Source Control, also known as versioning, version control, change management or change control, is a set of practices and tools designed to keep application source file versions backed up in a safe place such that any version can be retrieved later down the line. I also allows you to go back in time and view source files at various points in a project's history. Source control systems also offer teams of developers the ability to simultaneously work on the same source files and have each developers tools merged into the master repository.

There are a number of reasons why source control is a very good idea. Source control tracks changes to files over time, so if you break something you can go back through the change history and find out when it was broken, by whom and fix the problem. It provides a means by which your application can be versioned, with each release having its own source control "branch". We'll cover these terms below. It offers synchronisation between developers, meaning that all developers have access to the latest version of the files, regardless if they are working on them or not. This is vitally important in continuous integration projects where all developers work on the main trunk.

There are numerous source control systems on the market, some free some not. We'll have a look at some of the popular systems later on but for now I want to cover some of the terminology used and give some examples.
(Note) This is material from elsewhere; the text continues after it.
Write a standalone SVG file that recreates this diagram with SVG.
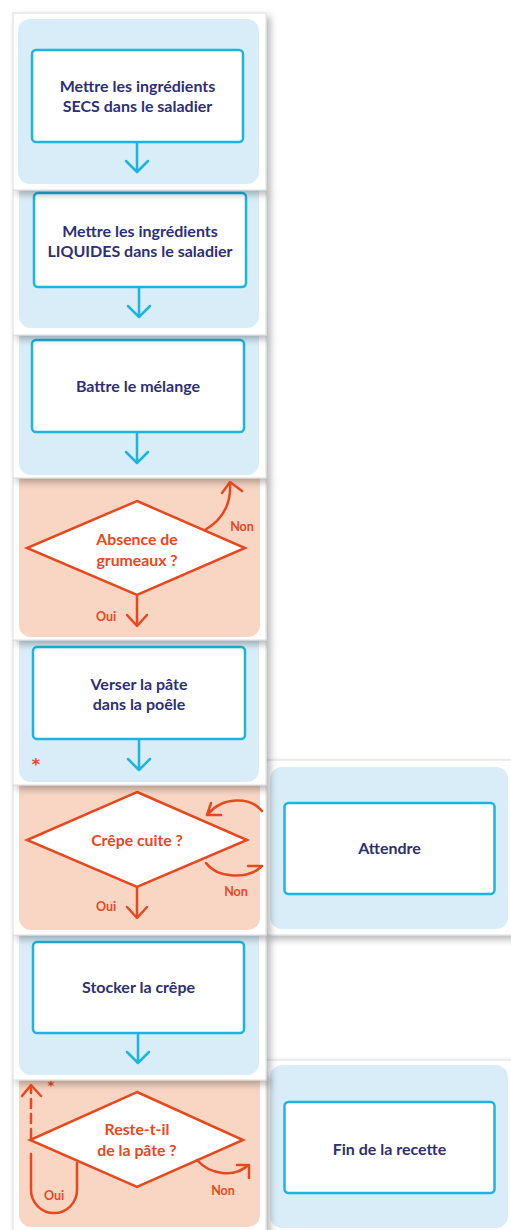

Repository - The location that source files are stored in. This could be on the file system, or in a database or some other method of storage.

Trunk - Sometimes called master. This is the most current stable version of the source code, usually the current build.

Branch - A working development version of trunk with changes, updates and modifications from developers either complete or incomplete.

Merge - When a branch is complete, i.e. the development phase is complete, the branch is merged into the trunk, so that the trunk is now the current updated source code.

Get Latest - Downloads the latest version of the file(s) to the developers machine.

Check-out - When a developer wishes to work on a file, they check it out. Some systems place a lock on this file so that other developers cannot make changes, while some more advanced systems have the ability to merge changes from multiple developers.

Commit - As a developer finishes working on a task or tasks, they will commit their code back into the branch.

Changelog or Changeset - A note of every check-in made, along with a list of the files changed and a message from the developer checking in the code.

Merging - Combines the changes of two developers into a final modified file. This can be automatic, semi-automatic or manual using a diff tool.

Fork - Similar to a branch, however forks are entirely new copies of the trunk and are intended to remain separate.

As an example, imagine that in a working day, James may wish to make a change to a file. He will check out the file for editing, make his changes and then commit that change back to the repository. Later on in the day, or the next day, Amanda gets the latest version of the project. This includes a change that was made by James and any other changes other developers have made. Amanda can view the changeset and see what changes were made by James. Each time a file is checked in, we get a new revision or changeset.

Source Control - Checkin/Checkout Process

Source Control - Checkin/Checkout Process

Source Control Applications

There are many different source control application available. The applications are not tied to any particular framework or platform and can be used for any files, not just source code. You can use them as a change control for documents, graphic design libraries, source code, and any other file that is updated on a regular basis.

Source control applications are not tied to language either, so even though Microsoft Team Foundation Server is aimed at Visual Studio developers, you can use it to check in PHP, Ruby, Java, Word, Excel, Photoshop, Illustrator documents, you name it.

Microsoft Team Foundation Server (TFS)

Team Foundation Server (TFS) is a Microsoft product that provides source code management. While it can be used with numerous integrated development environments, it is tailored for Microsoft Visual Studio editions which allow for the full development life cycle to be managed. TFS comes in two varieties - self hosted and a managed online solution. Both systems can either use their own database and repository architecture, or they can integrate with GitHub as of TFS 2013.


Apache Subversion (SVN) is a software versioning and revision control system distributed as free software under the Apache License. SVN is primarily a tool used by PHP developers, however like TFS it can be used with any source formats. SVN is heavily used in projects such as Apache Software Foundation, Free Pascal, FreeBSD, GCC, Mono and SourceForge. Due to its open source nature, there are ports of the server and client for almost every operating system configuration, including Windows, Linux, Mac OSX, Android and many others.


GitHub is a free and open source distributed version control system designed to handle everything from small to very large projects with speed and efficiency. Unlike TFS and SVN, Git uses a working directory which is a fully fledged repository with complete history and full version tracking capabilities, independent of network access or a central server.